** start SOURCE DATA **

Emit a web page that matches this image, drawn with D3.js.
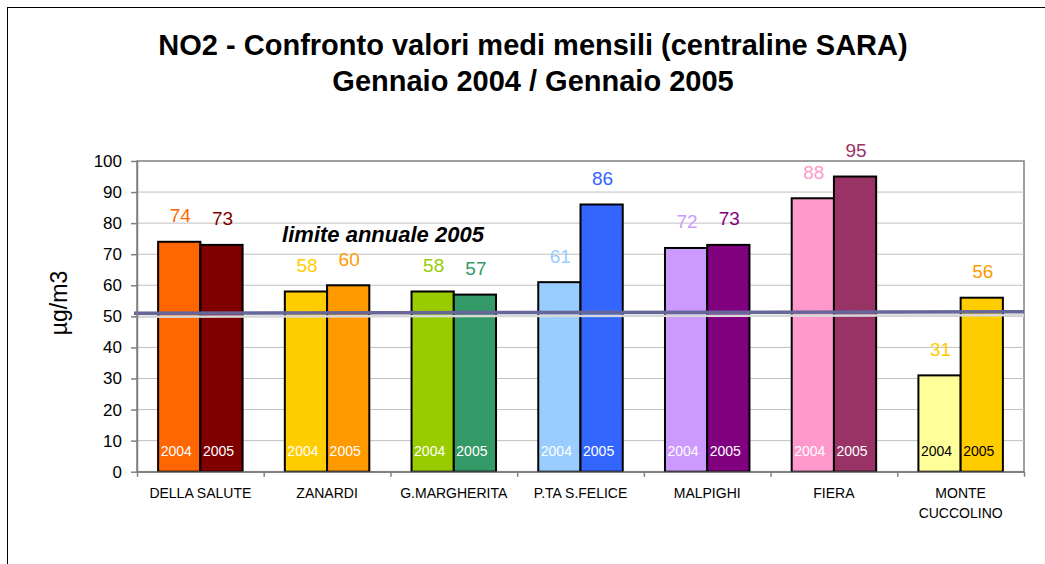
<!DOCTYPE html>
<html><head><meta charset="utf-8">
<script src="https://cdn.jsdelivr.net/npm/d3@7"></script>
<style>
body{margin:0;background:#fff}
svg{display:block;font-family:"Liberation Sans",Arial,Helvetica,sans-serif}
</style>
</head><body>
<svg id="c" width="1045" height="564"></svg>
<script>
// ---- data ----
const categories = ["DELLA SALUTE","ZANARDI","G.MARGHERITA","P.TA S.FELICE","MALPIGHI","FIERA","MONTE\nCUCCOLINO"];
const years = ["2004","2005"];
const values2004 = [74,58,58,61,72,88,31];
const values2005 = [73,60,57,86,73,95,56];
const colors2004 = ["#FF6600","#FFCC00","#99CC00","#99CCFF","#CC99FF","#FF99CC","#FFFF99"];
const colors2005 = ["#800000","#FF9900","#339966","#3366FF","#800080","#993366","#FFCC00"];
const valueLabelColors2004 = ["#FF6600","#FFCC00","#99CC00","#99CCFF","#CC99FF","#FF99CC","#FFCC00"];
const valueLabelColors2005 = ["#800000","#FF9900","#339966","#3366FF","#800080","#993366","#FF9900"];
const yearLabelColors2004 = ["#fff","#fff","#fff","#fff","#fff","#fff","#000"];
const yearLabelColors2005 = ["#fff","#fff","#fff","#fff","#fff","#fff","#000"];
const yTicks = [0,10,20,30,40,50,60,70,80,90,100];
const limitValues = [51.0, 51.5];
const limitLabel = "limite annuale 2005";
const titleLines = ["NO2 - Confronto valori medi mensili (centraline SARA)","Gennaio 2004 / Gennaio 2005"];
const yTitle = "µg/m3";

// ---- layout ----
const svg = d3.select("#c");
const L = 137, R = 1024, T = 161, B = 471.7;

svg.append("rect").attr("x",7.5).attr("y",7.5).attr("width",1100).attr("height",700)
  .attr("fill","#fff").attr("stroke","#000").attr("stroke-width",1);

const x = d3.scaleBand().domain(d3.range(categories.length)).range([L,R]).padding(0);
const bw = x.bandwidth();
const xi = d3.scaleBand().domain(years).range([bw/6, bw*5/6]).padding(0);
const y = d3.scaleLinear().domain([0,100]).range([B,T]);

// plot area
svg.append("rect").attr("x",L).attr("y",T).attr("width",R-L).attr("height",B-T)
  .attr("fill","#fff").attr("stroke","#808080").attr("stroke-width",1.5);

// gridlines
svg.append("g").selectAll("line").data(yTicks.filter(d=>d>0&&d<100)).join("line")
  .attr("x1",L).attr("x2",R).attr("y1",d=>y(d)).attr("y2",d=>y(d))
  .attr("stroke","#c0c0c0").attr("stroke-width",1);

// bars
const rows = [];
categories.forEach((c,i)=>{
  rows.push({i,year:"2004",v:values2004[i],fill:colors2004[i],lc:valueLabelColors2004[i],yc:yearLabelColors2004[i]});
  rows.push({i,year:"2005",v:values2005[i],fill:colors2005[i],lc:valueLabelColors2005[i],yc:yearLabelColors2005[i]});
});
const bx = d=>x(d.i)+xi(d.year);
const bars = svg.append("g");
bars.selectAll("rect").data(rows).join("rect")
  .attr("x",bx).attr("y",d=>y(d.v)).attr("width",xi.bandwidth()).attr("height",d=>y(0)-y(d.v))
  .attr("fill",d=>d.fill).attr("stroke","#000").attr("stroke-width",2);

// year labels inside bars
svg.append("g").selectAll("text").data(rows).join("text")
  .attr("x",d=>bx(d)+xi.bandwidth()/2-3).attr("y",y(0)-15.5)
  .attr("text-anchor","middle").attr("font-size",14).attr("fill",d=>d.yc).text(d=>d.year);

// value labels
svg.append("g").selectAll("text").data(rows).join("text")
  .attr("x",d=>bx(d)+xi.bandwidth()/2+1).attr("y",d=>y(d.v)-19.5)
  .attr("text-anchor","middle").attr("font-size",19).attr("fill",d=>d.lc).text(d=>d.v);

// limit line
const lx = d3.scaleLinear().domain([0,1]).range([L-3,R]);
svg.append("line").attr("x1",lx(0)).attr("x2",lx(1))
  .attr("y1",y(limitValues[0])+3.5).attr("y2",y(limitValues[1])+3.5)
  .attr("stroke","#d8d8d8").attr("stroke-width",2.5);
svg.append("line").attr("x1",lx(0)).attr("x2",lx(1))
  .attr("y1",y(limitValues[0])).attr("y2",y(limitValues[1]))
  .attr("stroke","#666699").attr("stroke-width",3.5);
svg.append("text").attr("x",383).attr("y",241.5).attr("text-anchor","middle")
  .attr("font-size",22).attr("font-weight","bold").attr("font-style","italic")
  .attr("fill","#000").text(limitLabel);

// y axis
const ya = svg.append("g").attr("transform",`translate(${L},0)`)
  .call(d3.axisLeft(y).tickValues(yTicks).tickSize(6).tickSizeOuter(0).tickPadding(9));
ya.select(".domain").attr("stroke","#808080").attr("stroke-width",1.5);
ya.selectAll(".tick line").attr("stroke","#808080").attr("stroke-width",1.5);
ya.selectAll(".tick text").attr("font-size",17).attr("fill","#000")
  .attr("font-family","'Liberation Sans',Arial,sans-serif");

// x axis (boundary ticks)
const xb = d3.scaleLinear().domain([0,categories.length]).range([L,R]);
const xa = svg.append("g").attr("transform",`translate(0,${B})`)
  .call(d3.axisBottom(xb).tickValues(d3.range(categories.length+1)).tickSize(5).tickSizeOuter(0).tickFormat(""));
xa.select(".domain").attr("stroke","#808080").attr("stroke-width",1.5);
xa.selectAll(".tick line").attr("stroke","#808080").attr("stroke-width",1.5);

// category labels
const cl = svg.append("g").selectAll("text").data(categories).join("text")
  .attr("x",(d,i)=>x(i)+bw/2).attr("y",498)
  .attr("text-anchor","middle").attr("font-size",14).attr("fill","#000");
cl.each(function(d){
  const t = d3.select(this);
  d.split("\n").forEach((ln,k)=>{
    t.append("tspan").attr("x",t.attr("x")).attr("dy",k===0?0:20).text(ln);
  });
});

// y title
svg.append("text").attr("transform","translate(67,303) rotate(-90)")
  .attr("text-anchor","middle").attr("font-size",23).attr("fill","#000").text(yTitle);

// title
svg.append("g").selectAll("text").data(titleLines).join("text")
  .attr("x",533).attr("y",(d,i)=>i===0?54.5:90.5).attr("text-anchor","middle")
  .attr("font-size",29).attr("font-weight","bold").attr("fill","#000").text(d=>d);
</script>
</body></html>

** end SOURCE DATA **

* _OBJECTIVE_: Quote each line of the listing exactly, but leave the pictures out.

* _FULL RESPONSE_:
Emit a web page that matches this image, drawn with D3.js.
<!DOCTYPE html>
<html><head><meta charset="utf-8">
<script src="https://cdn.jsdelivr.net/npm/d3@7"></script>
<style>
body{margin:0;background:#fff}
svg{display:block;font-family:"Liberation Sans",Arial,Helvetica,sans-serif}
</style>
</head><body>
<svg id="c" width="1045" height="564"></svg>
<script>
// ---- data ----
const categories = ["DELLA SALUTE","ZANARDI","G.MARGHERITA","P.TA S.FELICE","MALPIGHI","FIERA","MONTE\nCUCCOLINO"];
const years = ["2004","2005"];
const values2004 = [74,58,58,61,72,88,31];
const values2005 = [73,60,57,86,73,95,56];
const colors2004 = ["#FF6600","#FFCC00","#99CC00","#99CCFF","#CC99FF","#FF99CC","#FFFF99"];
const colors2005 = ["#800000","#FF9900","#339966","#3366FF","#800080","#993366","#FFCC00"];
const valueLabelColors2004 = ["#FF6600","#FFCC00","#99CC00","#99CCFF","#CC99FF","#FF99CC","#FFCC00"];
const valueLabelColors2005 = ["#800000","#FF9900","#339966","#3366FF","#800080","#993366","#FF9900"];
const yearLabelColors2004 = ["#fff","#fff","#fff","#fff","#fff","#fff","#000"];
const yearLabelColors2005 = ["#fff","#fff","#fff","#fff","#fff","#fff","#000"];
const yTicks = [0,10,20,30,40,50,60,70,80,90,100];
const limitValues = [51.0, 51.5];
const limitLabel = "limite annuale 2005";
const titleLines = ["NO2 - Confronto valori medi mensili (centraline SARA)","Gennaio 2004 / Gennaio 2005"];
const yTitle = "µg/m3";

// ---- layout ----
const svg = d3.select("#c");
const L = 137, R = 1024, T = 161, B = 471.7;

svg.append("rect").attr("x",7.5).attr("y",7.5).attr("width",1100).attr("height",700)
  .attr("fill","#fff").attr("stroke","#000").attr("stroke-width",1);

const x = d3.scaleBand().domain(d3.range(categories.length)).range([L,R]).padding(0);
const bw = x.bandwidth();
const xi = d3.scaleBand().domain(years).range([bw/6, bw*5/6]).padding(0);
const y = d3.scaleLinear().domain([0,100]).range([B,T]);

// plot area
svg.append("rect").attr("x",L).attr("y",T).attr("width",R-L).attr("height",B-T)
  .attr("fill","#fff").attr("stroke","#808080").attr("stroke-width",1.5);

// gridlines
svg.append("g").selectAll("line").data(yTicks.filter(d=>d>0&&d<100)).join("line")
  .attr("x1",L).attr("x2",R).attr("y1",d=>y(d)).attr("y2",d=>y(d))
  .attr("stroke","#c0c0c0").attr("stroke-width",1);

// bars
const rows = [];
categories.forEach((c,i)=>{
  rows.push({i,year:"2004",v:values2004[i],fill:colors2004[i],lc:valueLabelColors2004[i],yc:yearLabelColors2004[i]});
  rows.push({i,year:"2005",v:values2005[i],fill:colors2005[i],lc:valueLabelColors2005[i],yc:yearLabelColors2005[i]});
});
const bx = d=>x(d.i)+xi(d.year);
const bars = svg.append("g");
bars.selectAll("rect").data(rows).join("rect")
  .attr("x",bx).attr("y",d=>y(d.v)).attr("width",xi.bandwidth()).attr("height",d=>y(0)-y(d.v))
  .attr("fill",d=>d.fill).attr("stroke","#000").attr("stroke-width",2);

// year labels inside bars
svg.append("g").selectAll("text").data(rows).join("text")
  .attr("x",d=>bx(d)+xi.bandwidth()/2-3).attr("y",y(0)-15.5)
  .attr("text-anchor","middle").attr("font-size",14).attr("fill",d=>d.yc).text(d=>d.year);

// value labels
svg.append("g").selectAll("text").data(rows).join("text")
  .attr("x",d=>bx(d)+xi.bandwidth()/2+1).attr("y",d=>y(d.v)-19.5)
  .attr("text-anchor","middle").attr("font-size",19).attr("fill",d=>d.lc).text(d=>d.v);

// limit line
const lx = d3.scaleLinear().domain([0,1]).range([L-3,R]);
svg.append("line").attr("x1",lx(0)).attr("x2",lx(1))
  .attr("y1",y(limitValues[0])+3.5).attr("y2",y(limitValues[1])+3.5)
  .attr("stroke","#d8d8d8").attr("stroke-width",2.5);
svg.append("line").attr("x1",lx(0)).attr("x2",lx(1))
  .attr("y1",y(limitValues[0])).attr("y2",y(limitValues[1]))
  .attr("stroke","#666699").attr("stroke-width",3.5);
svg.append("text").attr("x",383).attr("y",241.5).attr("text-anchor","middle")
  .attr("font-size",22).attr("font-weight","bold").attr("font-style","italic")
  .attr("fill","#000").text(limitLabel);

// y axis
const ya = svg.append("g").attr("transform",`translate(${L},0)`)
  .call(d3.axisLeft(y).tickValues(yTicks).tickSize(6).tickSizeOuter(0).tickPadding(9));
ya.select(".domain").attr("stroke","#808080").attr("stroke-width",1.5);
ya.selectAll(".tick line").attr("stroke","#808080").attr("stroke-width",1.5);
ya.selectAll(".tick text").attr("font-size",17).attr("fill","#000")
  .attr("font-family","'Liberation Sans',Arial,sans-serif");

// x axis (boundary ticks)
const xb = d3.scaleLinear().domain([0,categories.length]).range([L,R]);
const xa = svg.append("g").attr("transform",`translate(0,${B})`)
  .call(d3.axisBottom(xb).tickValues(d3.range(categories.length+1)).tickSize(5).tickSizeOuter(0).tickFormat(""));
xa.select(".domain").attr("stroke","#808080").attr("stroke-width",1.5);
xa.selectAll(".tick line").attr("stroke","#808080").attr("stroke-width",1.5);

// category labels
const cl = svg.append("g").selectAll("text").data(categories).join("text")
  .attr("x",(d,i)=>x(i)+bw/2).attr("y",498)
  .attr("text-anchor","middle").attr("font-size",14).attr("fill","#000");
cl.each(function(d){
  const t = d3.select(this);
  d.split("\n").forEach((ln,k)=>{
    t.append("tspan").attr("x",t.attr("x")).attr("dy",k===0?0:20).text(ln);
  });
});

// y title
svg.append("text").attr("transform","translate(67,303) rotate(-90)")
  .attr("text-anchor","middle").attr("font-size",23).attr("fill","#000").text(yTitle);

// title
svg.append("g").selectAll("text").data(titleLines).join("text")
  .attr("x",533).attr("y",(d,i)=>i===0?54.5:90.5).attr("text-anchor","middle")
  .attr("font-size",29).attr("font-weight","bold").attr("fill","#000").text(d=>d);
</script>
</body></html>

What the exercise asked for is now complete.